Many snake charmers, lured by the prize money, have been thronging the farmer’s house in the hope of catching the snake and winning the prize money.
“Brijbhan, 21, had killed one of the snakes while they were mating in October 2015. A year later, he was bitten by the snake for the first time and thereafter, he has been bitten thrice again in May, July and then the first week of August this year. It is the same reptile which keeps striking at my son and the villagers say that the snake is taking revenge,” Surendra Kumar told reporters.
He said that his son survived the snakebites mainly because the snake was non-venomous.

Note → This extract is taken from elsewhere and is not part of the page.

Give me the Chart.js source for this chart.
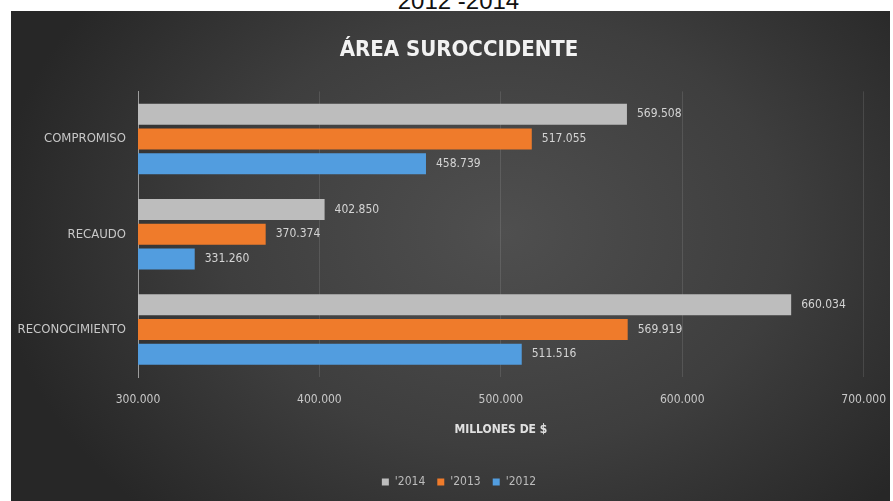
<!DOCTYPE html>
<html>
<head>
<meta charset="utf-8">
<script src="https://cdn.jsdelivr.net/npm/chart.js@4/dist/chart.umd.min.js"></script>
<style>
    html, body { margin: 0; padding: 0; background: #fff; overflow: hidden; }
    #top { position: absolute; left: 12px; width: 893px; top: -11px; line-height: 24px; text-align: center; font-size: 24px; font-family: 'Liberation Sans', Arial, sans-serif; color: #111; }
    #panel {
        position: absolute; left: 11px; top: 11px; width: 879px; height: 490px;
        background: radial-gradient(ellipse 58% 80% at 56% 45%, #4f4f4f 0%, #3e3e3e 55%, #272727 100%);
    }
</style>
</head>
<body>
<div id="top">2012 -2014</div>
<div id="panel"><canvas id="chart" width="879" height="490"></canvas></div>
<script>
const categories = ['COMPROMISO', 'RECAUDO', 'RECONOCIMIENTO'];
const years = ["'2014", "'2013", "'2012"];
const values2014 = [569508, 402850, 660034];
const values2013 = [517055, 370374, 569919];
const values2012 = [458739, 331260, 511516];
const xTicks = [300000, 400000, 500000, 600000, 700000];

const FONT = "'DejaVu Sans Condensed', sans-serif";

function fmt(v) {
    return String(v).replace(/\B(?=(\d{3})+(?!\d))/g, '.');
}

// numbers printed just right of each bar
const valueLabels = {
    id: 'valueLabels',
    afterLayout(chart) {
        // let the long category names run into the left padding instead of being clipped
        chart.scales.y.left = 0;
    },
    afterDatasetsDraw(chart) {
        const ctx = chart.ctx;
        ctx.save();
        ctx.font = '12px ' + FONT;
        ctx.fillStyle = '#d4d4d4';
        ctx.textAlign = 'left';
        ctx.textBaseline = 'middle';
        chart.data.datasets.forEach((ds, i) => {
            chart.getDatasetMeta(i).data.forEach((bar, j) => {
                ctx.fillText(fmt(ds.data[j]), bar.x + 10, bar.y);
            });
        });
        ctx.restore();
    }
};

new Chart(document.getElementById('chart').getContext('2d'), {
    type: 'bar',
    data: {
        labels: categories,
        datasets: [
            { label: years[0], data: values2014, backgroundColor: '#bdbdbd' },
            { label: years[1], data: values2013, backgroundColor: '#ef7b2b' },
            { label: years[2], data: values2012, backgroundColor: '#529ddf' }
        ]
    },
    options: {
        indexAxis: 'y',
        responsive: false,
        animation: false,
        categoryPercentage: 0.78,
        barPercentage: 0.85,
        layout: { padding: { left: 21, right: 4, top: 0, bottom: 3 } },
        plugins: {
            title: {
                display: true,
                text: 'ÁREA SUROCCIDENTE',
                color: '#f2f2f2',
                font: { family: FONT, size: 22, weight: 'bold' },
                padding: { top: 26, bottom: 28 }
            },
            legend: {
                position: 'bottom',
                labels: {
                    color: '#bcbcbc',
                    boxWidth: 7,
                    boxHeight: 7,
                    padding: 12,
                    font: { family: FONT, size: 12 }
                }
            },
            tooltip: { enabled: false }
        },
        scales: {
            x: {
                min: 300000,
                max: 700000,
                afterBuildTicks: (axis) => { axis.ticks = xTicks.map(v => ({ value: v })); },
                grid: { color: 'rgba(255,255,255,0.11)', drawTicks: true, tickLength: 11, tickColor: 'transparent' },
                border: { display: false },
                ticks: {
                    color: '#c8c8c8',
                    padding: 4,
                    font: { family: FONT, size: 12 },
                    callback: (v) => fmt(v)
                },
                title: {
                    display: true,
                    text: 'MILLONES DE $',
                    color: '#e0e0e0',
                    font: { family: FONT, size: 12, weight: 'bold' },
                    padding: { top: 12, bottom: 27 }
                }
            },
            y: {
                afterFit: (axis) => { axis.width = 106; },
                grid: { display: false },
                border: { color: '#9c9c9c' },
                ticks: {
                    color: '#c8c8c8',
                    padding: 4,
                    font: { family: FONT, size: 13 }
                }
            }
        }
    },
    plugins: [valueLabels]
});
</script>
</body>
</html>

“But we cannot live in fear all the time. I take my son to a local snake charmer whenever he is bitten. The snake charmer has failed to capture the snake, which appears and then disappears suddenly,” the worried father said. The family has consulted local pundits and has planted herbs all around the house to keep the snake away, but the remedy is obviously not working. Meanwhile, Brijendra Yadav, veterinarian at the Lucknow Zoo, said that “Cases of snakebite rise rapidly during monsoon when the reptiles venture out of their burrows. Repeated snakebites, in this case, are a coincidence and the snake is harmless because it apparently belongs to a non-poisonous variety.”
Wildlife expert and retired sub-divisional forest official N.K. Upadhyaya said, “One of the easy ways to differentiate between a poisonous and non-poisonous variety is to observe the tail. The poisonous ones have pointed tails. In India, there are several varieties of snakes, but most are non-venomous. Often people exaggerate their experiences and believe they have been bitten by a venomous snake. A snake taking revenge is completely illogical.”